Depuis 1998, le Grand Lyon abonde au financement du Syndicat de communes Territoire – Saône – Mont d’Or pour qu’il s’occupe de la gestion de la pépinière d’entreprises et du développement économique du Val de Saône, en collaboration avec l’association d’entreprises locale. Avant la réorganisation des compétences entre municipalités et Grand Lyon de 2002, les communes du secteur abondent également au financement du dispositif (réhabilitation du bâtiment accueillant la pépinière, salaire du permanent de la CCIL présent sur le site). En 2001, un nouveau contrat territorial est signé avec l’antenne de la CCIL du Plateau Nord, afin de lui confier la gestion du développement économique de PERICA : le Grand Lyon finance un poste de chargé d’animation économique sur la zone industrielle317.

Le cas de l’association Techlid qui regroupe les communes concernées par la gestion du technopôle Nord-ouest318 est quant à lui un peu particulier, sa création remontant aux années 1980 et au lancement du premier Plan Technopole de l’agglomération lyonnaise. Le Grand Lyon s’implique dans la conduite du développement économique sur ce territoire à partir de la relance du Plan Technopole en 1998, en signant avec Techlid une Charte d’aménagement et de développement économique. Le projet territorial et la nouvelle organisation sont mis en place au sein de l’Espace EDEL-Ouest319 entre 1999 et 2001, en collaboration étroite avec les associations d’entreprises locales et l’antenne de la CCIL (Touré, 2003).
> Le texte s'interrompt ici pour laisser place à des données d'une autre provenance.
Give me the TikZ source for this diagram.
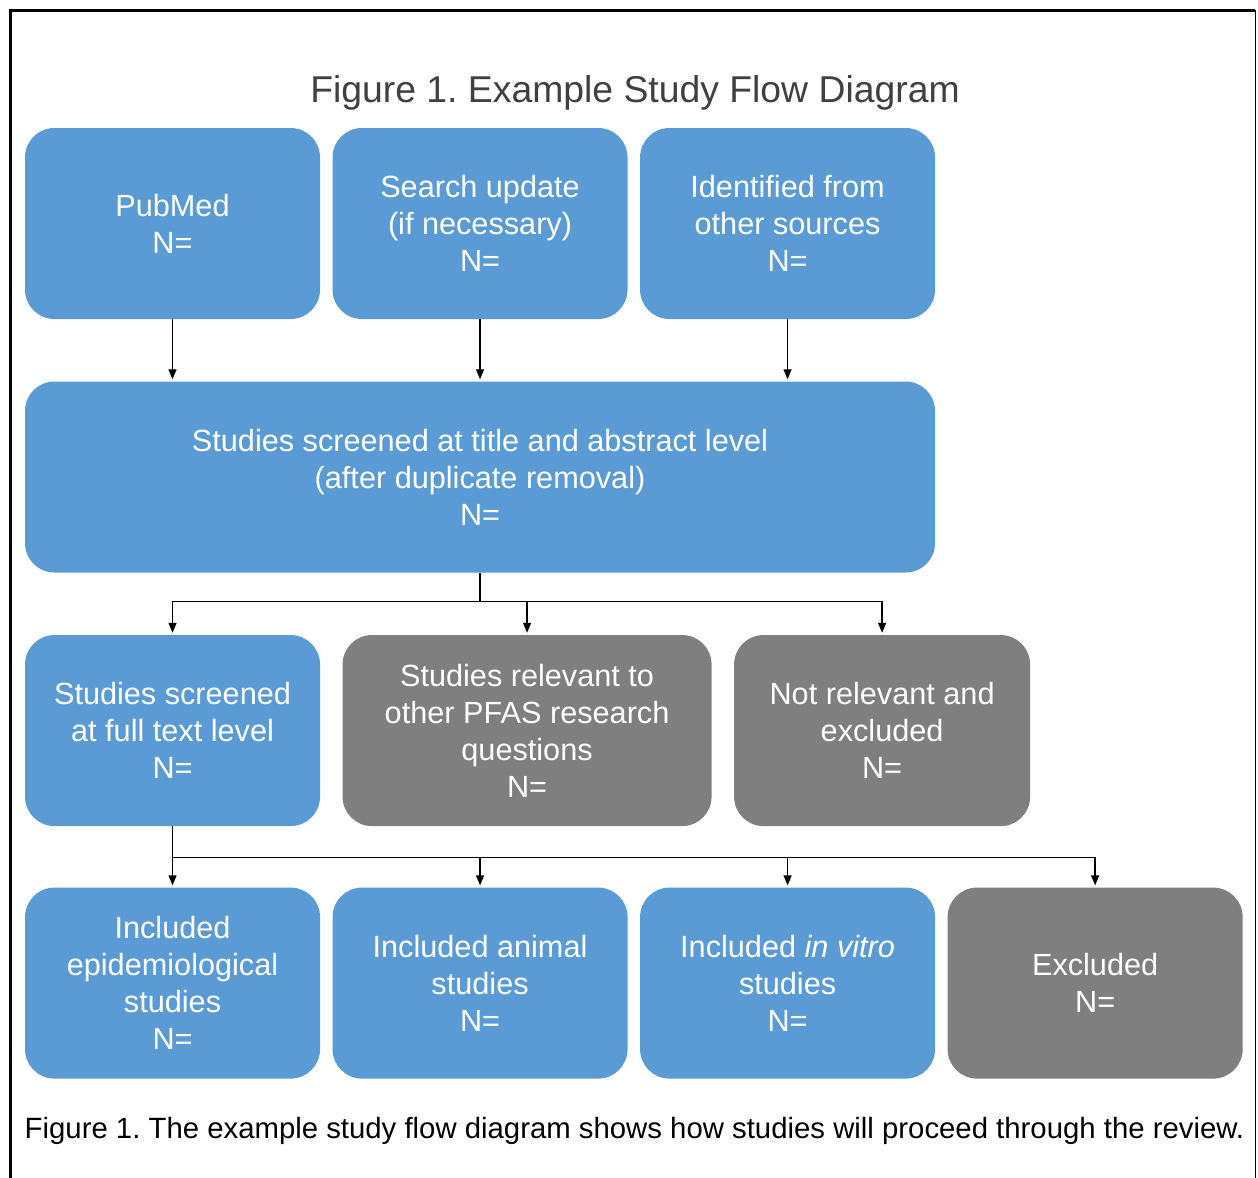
\documentclass[tikz,border=0pt]{standalone}
\usepackage{fontspec}
\setmainfont{Liberation Sans}
\usetikzlibrary{positioning, arrows.meta}
\definecolor{boxblue}{HTML}{5B9BD5}
\definecolor{boxgrey}{HTML}{7F7F7F}
\definecolor{titlegrey}{HTML}{404040}
\tikzset{
	flowbox/.style={rectangle, rounded corners=22pt, text=white, align=center, inner sep=0pt,
		minimum width=221.25pt, minimum height=143.25pt, font=\fontsize{23}{27.75}\selectfont},
	bluebox/.style={flowbox, fill=boxblue},
	greybox/.style={flowbox, fill=boxgrey}
}
\frenchspacing

\begin{document}
\begin{tikzpicture}[
	x=0.75pt, y=-0.75pt,
	arr/.style={-{Triangle[length=7.5pt,width=6pt]}, line width=1pt, shorten >=1.5pt},
	node distance=9pt]
	\useasboundingbox (0,0) rectangle (1258,1178);
	\draw[line width=2.25pt] (10,1178) -- (10,10) -- (1255,10);
	\draw[line width=0.75pt] (1255,10) -- (1255,1178);

	\node[text=titlegrey, font=\fontsize{28}{33}\selectfont] (title) at (635,93) {Figure 1. Example Study Flow Diagram};

	\node[bluebox] (pubmed) at (172.5,223.5) {PubMed\\N=};
	\node[bluebox, right=of pubmed] (search) {Search update\\(if necessary)\\N=};
	\node[bluebox, right=of search] (identified) {Identified from\\other sources\\N=};

	\node[bluebox, minimum width=682.5pt, below=46.5pt of search] (screen) {Studies screened at title and abstract level\\(after duplicate removal)\\N=};

	\node[bluebox, below right=46.5pt and 0pt of screen.south west] (fulltext) {Studies screened\\at full text level\\N=};
	\node[greybox, minimum width=276.75pt, right=16.5pt of fulltext] (relevant) {Studies relevant to\\other PFAS research\\questions\\N=};
	\node[greybox, minimum width=222pt, right=16.5pt of relevant] (notrel) {Not relevant and\\excluded\\N=};

	\node[bluebox, below=45.75pt of fulltext] (epi) {Included\\epidemiological\\studies\\N=};
	\node[bluebox, right=of epi] (animal) {Included animal\\studies\\N=};
	\node[bluebox, right=of animal] (invitro) {Included \textit{in vitro}\\studies\\N=};
	\node[greybox, right=of invitro] (excluded) {Excluded\\N=};

	\node[anchor=west, font=\fontsize{22}{26}\selectfont] (caption) at (20,1131) {Figure 1. The example study flow diagram shows how studies will proceed through the review.};

	\foreach \n in {pubmed,search,identified}
		\draw[arr] (\n.south) -- (\n.south |- screen.north);

	\path (screen.south) ++(0,29) coordinate (split1);
	\draw[line width=1pt] (screen.south) -- (split1);
	\foreach \n in {fulltext,relevant,notrel}
		\draw[arr] (split1) -| (\n.north);

	\path (fulltext.south) ++(0,31) coordinate (split2);
	\draw[line width=1pt] (fulltext.south) -- (split2);
	\foreach \n in {epi,animal,invitro,excluded}
		\draw[arr] (split2) -| (\n.north);
\end{tikzpicture}
\end{document}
Ces conventions de partenariat à base territoriale sont donc mises en place à l’origine pour faciliter la réalisation de projets de développement économique en grande partie portés par les acteurs locaux, collectivités locales et groupements d’entreprises. Le Grand Lyon se contente d’abonder au portage financier des structures de portage et des opérations de mise en œuvre des actions, sans avoir de véritable stratégie de territorialisation de sa politique économique. Dans le technopôle Nord-ouest, la mission d’animation technopolitaine est assurée par Techlid, tandis que les autres animateurs territoriaux mis en place en 1999 pour s’occuper des technopôles de Gerland, de la Doua et de Porte des Alpes font partie des services centraux de la DAEI et sont localisés dans l’Hôtel communautaire. La généralisation de cette démarche de territorialisation de l’action économique du Grand Lyon après 2002 s’accompagne toutefois de modifications, concernant le portage des postes d’animateurs et l’augmentation du rôle directif de la DAEI sur la gestion des projets de développement économique territorial (voir infra).

Les développeurs économiques et les animateurs technopolitains ne figurent pas dans l’organigramme du Grand Lyon, afin de respecter le double objectif politique communautaire de ne pas augmenter la masse salariale interne et de favoriser la mise en œuvre du principe de partenariat au sein du système d’acteurs local de la régulation économique territoriale (voir infra, Section 3). L’audit de la répartition des compétences entre communes et intercommunalité préconise pourtant leur appartenance directe à l’organisme communautaire (KPMG, 2003). Ils sont mis à disposition du Grand Lyon par leur organisme ou leur collectivité locale de rattachement pour assurer l’animation du pôle de développement économique territorial au sein de chaque Conférence des Maires et sont placés sous la direction technique de la DAEI320. Ils assurent ainsi le relais de la politique économique communautaire sur le territoire, gèrent l’interface entre les différents acteurs en présence (entreprises, collectivités, associations, CCIL…), absorbant aussi à l’occasion les conflits d’intérêt ou de légitimité survenant entre ces mêmes acteurs (Linossier, 2004c).